— Begin SUPPLIED MATERIAL —

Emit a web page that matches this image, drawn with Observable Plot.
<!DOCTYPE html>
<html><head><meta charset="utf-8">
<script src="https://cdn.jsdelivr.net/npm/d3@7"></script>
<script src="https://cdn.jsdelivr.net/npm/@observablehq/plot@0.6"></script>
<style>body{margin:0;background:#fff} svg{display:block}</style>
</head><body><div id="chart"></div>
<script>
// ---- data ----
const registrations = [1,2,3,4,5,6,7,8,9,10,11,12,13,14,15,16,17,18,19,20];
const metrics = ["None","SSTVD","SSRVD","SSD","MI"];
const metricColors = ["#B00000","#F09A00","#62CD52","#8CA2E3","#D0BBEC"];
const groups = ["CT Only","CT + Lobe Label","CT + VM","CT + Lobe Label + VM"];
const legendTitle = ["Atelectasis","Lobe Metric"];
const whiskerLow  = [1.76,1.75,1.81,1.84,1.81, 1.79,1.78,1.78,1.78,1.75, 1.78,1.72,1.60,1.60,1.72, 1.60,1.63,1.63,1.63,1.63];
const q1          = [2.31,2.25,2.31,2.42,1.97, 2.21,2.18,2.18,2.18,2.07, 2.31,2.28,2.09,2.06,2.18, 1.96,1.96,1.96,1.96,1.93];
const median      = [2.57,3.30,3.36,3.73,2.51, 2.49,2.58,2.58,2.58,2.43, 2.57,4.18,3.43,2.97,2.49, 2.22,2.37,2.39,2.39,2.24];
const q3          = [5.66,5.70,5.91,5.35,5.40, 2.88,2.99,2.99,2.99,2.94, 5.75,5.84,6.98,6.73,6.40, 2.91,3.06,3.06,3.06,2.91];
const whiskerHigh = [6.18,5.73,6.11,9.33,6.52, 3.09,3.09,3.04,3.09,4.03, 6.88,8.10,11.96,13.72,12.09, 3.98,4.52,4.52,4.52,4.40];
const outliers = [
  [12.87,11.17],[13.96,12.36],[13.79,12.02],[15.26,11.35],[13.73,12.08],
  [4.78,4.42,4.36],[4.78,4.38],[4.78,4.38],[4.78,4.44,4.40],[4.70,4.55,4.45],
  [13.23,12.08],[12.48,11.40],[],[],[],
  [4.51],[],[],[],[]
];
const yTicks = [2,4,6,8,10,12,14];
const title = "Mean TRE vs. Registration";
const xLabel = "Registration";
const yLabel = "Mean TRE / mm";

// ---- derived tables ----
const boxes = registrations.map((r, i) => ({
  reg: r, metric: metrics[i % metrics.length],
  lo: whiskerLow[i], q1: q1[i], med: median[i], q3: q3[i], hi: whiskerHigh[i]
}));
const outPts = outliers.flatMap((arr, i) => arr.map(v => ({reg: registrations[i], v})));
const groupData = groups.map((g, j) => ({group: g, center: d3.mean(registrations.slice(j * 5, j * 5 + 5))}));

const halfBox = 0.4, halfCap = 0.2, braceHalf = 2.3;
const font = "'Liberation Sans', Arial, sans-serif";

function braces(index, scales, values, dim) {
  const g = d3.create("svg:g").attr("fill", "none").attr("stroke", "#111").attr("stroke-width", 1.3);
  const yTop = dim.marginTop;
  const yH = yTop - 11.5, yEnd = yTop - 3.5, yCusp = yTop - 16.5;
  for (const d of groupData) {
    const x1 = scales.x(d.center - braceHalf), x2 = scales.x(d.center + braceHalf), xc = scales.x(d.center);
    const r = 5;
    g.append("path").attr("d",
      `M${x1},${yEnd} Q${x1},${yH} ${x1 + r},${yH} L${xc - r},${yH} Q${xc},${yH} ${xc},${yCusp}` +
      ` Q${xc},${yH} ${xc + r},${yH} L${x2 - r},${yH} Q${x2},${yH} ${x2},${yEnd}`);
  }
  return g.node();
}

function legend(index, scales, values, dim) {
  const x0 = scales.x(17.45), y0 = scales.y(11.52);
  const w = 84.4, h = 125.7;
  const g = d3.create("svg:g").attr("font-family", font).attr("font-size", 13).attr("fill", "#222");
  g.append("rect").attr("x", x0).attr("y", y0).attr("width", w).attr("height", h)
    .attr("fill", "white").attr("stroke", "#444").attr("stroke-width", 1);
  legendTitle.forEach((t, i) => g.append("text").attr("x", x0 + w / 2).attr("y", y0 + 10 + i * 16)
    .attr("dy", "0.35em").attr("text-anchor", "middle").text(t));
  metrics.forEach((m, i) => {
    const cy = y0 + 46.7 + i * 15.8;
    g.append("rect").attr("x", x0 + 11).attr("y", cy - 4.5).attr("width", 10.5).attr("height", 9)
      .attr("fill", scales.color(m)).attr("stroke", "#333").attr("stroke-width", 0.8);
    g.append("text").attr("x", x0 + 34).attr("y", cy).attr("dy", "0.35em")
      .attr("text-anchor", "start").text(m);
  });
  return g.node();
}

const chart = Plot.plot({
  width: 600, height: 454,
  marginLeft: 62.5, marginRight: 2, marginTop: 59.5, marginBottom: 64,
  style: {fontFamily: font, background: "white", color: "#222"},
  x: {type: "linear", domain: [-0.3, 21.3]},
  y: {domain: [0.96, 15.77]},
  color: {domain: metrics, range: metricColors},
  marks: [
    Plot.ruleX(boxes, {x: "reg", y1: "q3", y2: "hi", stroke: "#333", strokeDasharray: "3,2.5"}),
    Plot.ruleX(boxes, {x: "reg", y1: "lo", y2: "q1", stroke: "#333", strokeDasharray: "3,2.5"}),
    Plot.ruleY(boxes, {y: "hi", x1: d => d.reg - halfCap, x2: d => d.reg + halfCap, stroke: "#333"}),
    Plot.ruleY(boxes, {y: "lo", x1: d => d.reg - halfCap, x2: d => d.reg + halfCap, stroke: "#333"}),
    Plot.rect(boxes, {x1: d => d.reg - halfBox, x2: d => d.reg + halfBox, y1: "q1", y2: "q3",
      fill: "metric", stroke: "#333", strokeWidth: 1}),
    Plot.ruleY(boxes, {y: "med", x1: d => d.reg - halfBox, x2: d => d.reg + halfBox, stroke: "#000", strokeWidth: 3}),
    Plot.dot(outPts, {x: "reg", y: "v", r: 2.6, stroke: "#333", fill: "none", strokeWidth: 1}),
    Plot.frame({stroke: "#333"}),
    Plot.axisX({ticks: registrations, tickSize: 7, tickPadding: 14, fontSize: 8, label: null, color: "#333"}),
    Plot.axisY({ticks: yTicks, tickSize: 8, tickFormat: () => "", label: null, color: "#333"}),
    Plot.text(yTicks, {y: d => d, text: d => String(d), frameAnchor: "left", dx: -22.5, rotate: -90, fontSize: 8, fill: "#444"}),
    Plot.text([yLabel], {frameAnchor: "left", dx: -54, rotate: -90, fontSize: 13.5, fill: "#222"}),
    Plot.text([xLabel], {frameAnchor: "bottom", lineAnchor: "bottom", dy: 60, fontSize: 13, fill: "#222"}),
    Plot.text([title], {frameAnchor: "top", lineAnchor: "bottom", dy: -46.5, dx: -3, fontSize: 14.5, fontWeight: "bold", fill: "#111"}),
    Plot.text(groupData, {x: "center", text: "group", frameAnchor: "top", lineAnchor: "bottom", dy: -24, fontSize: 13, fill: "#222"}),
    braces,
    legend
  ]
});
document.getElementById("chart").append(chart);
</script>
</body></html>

— End SUPPLIED MATERIAL —

SET TASK.
Reproduce the complete set of lines precisely as supplied.

THE SOLUTION.
Emit a web page that matches this image, drawn with Observable Plot.
<!DOCTYPE html>
<html><head><meta charset="utf-8">
<script src="https://cdn.jsdelivr.net/npm/d3@7"></script>
<script src="https://cdn.jsdelivr.net/npm/@observablehq/plot@0.6"></script>
<style>body{margin:0;background:#fff} svg{display:block}</style>
</head><body><div id="chart"></div>
<script>
// ---- data ----
const registrations = [1,2,3,4,5,6,7,8,9,10,11,12,13,14,15,16,17,18,19,20];
const metrics = ["None","SSTVD","SSRVD","SSD","MI"];
const metricColors = ["#B00000","#F09A00","#62CD52","#8CA2E3","#D0BBEC"];
const groups = ["CT Only","CT + Lobe Label","CT + VM","CT + Lobe Label + VM"];
const legendTitle = ["Atelectasis","Lobe Metric"];
const whiskerLow  = [1.76,1.75,1.81,1.84,1.81, 1.79,1.78,1.78,1.78,1.75, 1.78,1.72,1.60,1.60,1.72, 1.60,1.63,1.63,1.63,1.63];
const q1          = [2.31,2.25,2.31,2.42,1.97, 2.21,2.18,2.18,2.18,2.07, 2.31,2.28,2.09,2.06,2.18, 1.96,1.96,1.96,1.96,1.93];
const median      = [2.57,3.30,3.36,3.73,2.51, 2.49,2.58,2.58,2.58,2.43, 2.57,4.18,3.43,2.97,2.49, 2.22,2.37,2.39,2.39,2.24];
const q3          = [5.66,5.70,5.91,5.35,5.40, 2.88,2.99,2.99,2.99,2.94, 5.75,5.84,6.98,6.73,6.40, 2.91,3.06,3.06,3.06,2.91];
const whiskerHigh = [6.18,5.73,6.11,9.33,6.52, 3.09,3.09,3.04,3.09,4.03, 6.88,8.10,11.96,13.72,12.09, 3.98,4.52,4.52,4.52,4.40];
const outliers = [
  [12.87,11.17],[13.96,12.36],[13.79,12.02],[15.26,11.35],[13.73,12.08],
  [4.78,4.42,4.36],[4.78,4.38],[4.78,4.38],[4.78,4.44,4.40],[4.70,4.55,4.45],
  [13.23,12.08],[12.48,11.40],[],[],[],
  [4.51],[],[],[],[]
];
const yTicks = [2,4,6,8,10,12,14];
const title = "Mean TRE vs. Registration";
const xLabel = "Registration";
const yLabel = "Mean TRE / mm";

// ---- derived tables ----
const boxes = registrations.map((r, i) => ({
  reg: r, metric: metrics[i % metrics.length],
  lo: whiskerLow[i], q1: q1[i], med: median[i], q3: q3[i], hi: whiskerHigh[i]
}));
const outPts = outliers.flatMap((arr, i) => arr.map(v => ({reg: registrations[i], v})));
const groupData = groups.map((g, j) => ({group: g, center: d3.mean(registrations.slice(j * 5, j * 5 + 5))}));

const halfBox = 0.4, halfCap = 0.2, braceHalf = 2.3;
const font = "'Liberation Sans', Arial, sans-serif";

function braces(index, scales, values, dim) {
  const g = d3.create("svg:g").attr("fill", "none").attr("stroke", "#111").attr("stroke-width", 1.3);
  const yTop = dim.marginTop;
  const yH = yTop - 11.5, yEnd = yTop - 3.5, yCusp = yTop - 16.5;
  for (const d of groupData) {
    const x1 = scales.x(d.center - braceHalf), x2 = scales.x(d.center + braceHalf), xc = scales.x(d.center);
    const r = 5;
    g.append("path").attr("d",
      `M${x1},${yEnd} Q${x1},${yH} ${x1 + r},${yH} L${xc - r},${yH} Q${xc},${yH} ${xc},${yCusp}` +
      ` Q${xc},${yH} ${xc + r},${yH} L${x2 - r},${yH} Q${x2},${yH} ${x2},${yEnd}`);
  }
  return g.node();
}

function legend(index, scales, values, dim) {
  const x0 = scales.x(17.45), y0 = scales.y(11.52);
  const w = 84.4, h = 125.7;
  const g = d3.create("svg:g").attr("font-family", font).attr("font-size", 13).attr("fill", "#222");
  g.append("rect").attr("x", x0).attr("y", y0).attr("width", w).attr("height", h)
    .attr("fill", "white").attr("stroke", "#444").attr("stroke-width", 1);
  legendTitle.forEach((t, i) => g.append("text").attr("x", x0 + w / 2).attr("y", y0 + 10 + i * 16)
    .attr("dy", "0.35em").attr("text-anchor", "middle").text(t));
  metrics.forEach((m, i) => {
    const cy = y0 + 46.7 + i * 15.8;
    g.append("rect").attr("x", x0 + 11).attr("y", cy - 4.5).attr("width", 10.5).attr("height", 9)
      .attr("fill", scales.color(m)).attr("stroke", "#333").attr("stroke-width", 0.8);
    g.append("text").attr("x", x0 + 34).attr("y", cy).attr("dy", "0.35em")
      .attr("text-anchor", "start").text(m);
  });
  return g.node();
}

const chart = Plot.plot({
  width: 600, height: 454,
  marginLeft: 62.5, marginRight: 2, marginTop: 59.5, marginBottom: 64,
  style: {fontFamily: font, background: "white", color: "#222"},
  x: {type: "linear", domain: [-0.3, 21.3]},
  y: {domain: [0.96, 15.77]},
  color: {domain: metrics, range: metricColors},
  marks: [
    Plot.ruleX(boxes, {x: "reg", y1: "q3", y2: "hi", stroke: "#333", strokeDasharray: "3,2.5"}),
    Plot.ruleX(boxes, {x: "reg", y1: "lo", y2: "q1", stroke: "#333", strokeDasharray: "3,2.5"}),
    Plot.ruleY(boxes, {y: "hi", x1: d => d.reg - halfCap, x2: d => d.reg + halfCap, stroke: "#333"}),
    Plot.ruleY(boxes, {y: "lo", x1: d => d.reg - halfCap, x2: d => d.reg + halfCap, stroke: "#333"}),
    Plot.rect(boxes, {x1: d => d.reg - halfBox, x2: d => d.reg + halfBox, y1: "q1", y2: "q3",
      fill: "metric", stroke: "#333", strokeWidth: 1}),
    Plot.ruleY(boxes, {y: "med", x1: d => d.reg - halfBox, x2: d => d.reg + halfBox, stroke: "#000", strokeWidth: 3}),
    Plot.dot(outPts, {x: "reg", y: "v", r: 2.6, stroke: "#333", fill: "none", strokeWidth: 1}),
    Plot.frame({stroke: "#333"}),
    Plot.axisX({ticks: registrations, tickSize: 7, tickPadding: 14, fontSize: 8, label: null, color: "#333"}),
    Plot.axisY({ticks: yTicks, tickSize: 8, tickFormat: () => "", label: null, color: "#333"}),
    Plot.text(yTicks, {y: d => d, text: d => String(d), frameAnchor: "left", dx: -22.5, rotate: -90, fontSize: 8, fill: "#444"}),
    Plot.text([yLabel], {frameAnchor: "left", dx: -54, rotate: -90, fontSize: 13.5, fill: "#222"}),
    Plot.text([xLabel], {frameAnchor: "bottom", lineAnchor: "bottom", dy: 60, fontSize: 13, fill: "#222"}),
    Plot.text([title], {frameAnchor: "top", lineAnchor: "bottom", dy: -46.5, dx: -3, fontSize: 14.5, fontWeight: "bold", fill: "#111"}),
    Plot.text(groupData, {x: "center", text: "group", frameAnchor: "top", lineAnchor: "bottom", dy: -24, fontSize: 13, fill: "#222"}),
    braces,
    legend
  ]
});
document.getElementById("chart").append(chart);
</script>
</body></html>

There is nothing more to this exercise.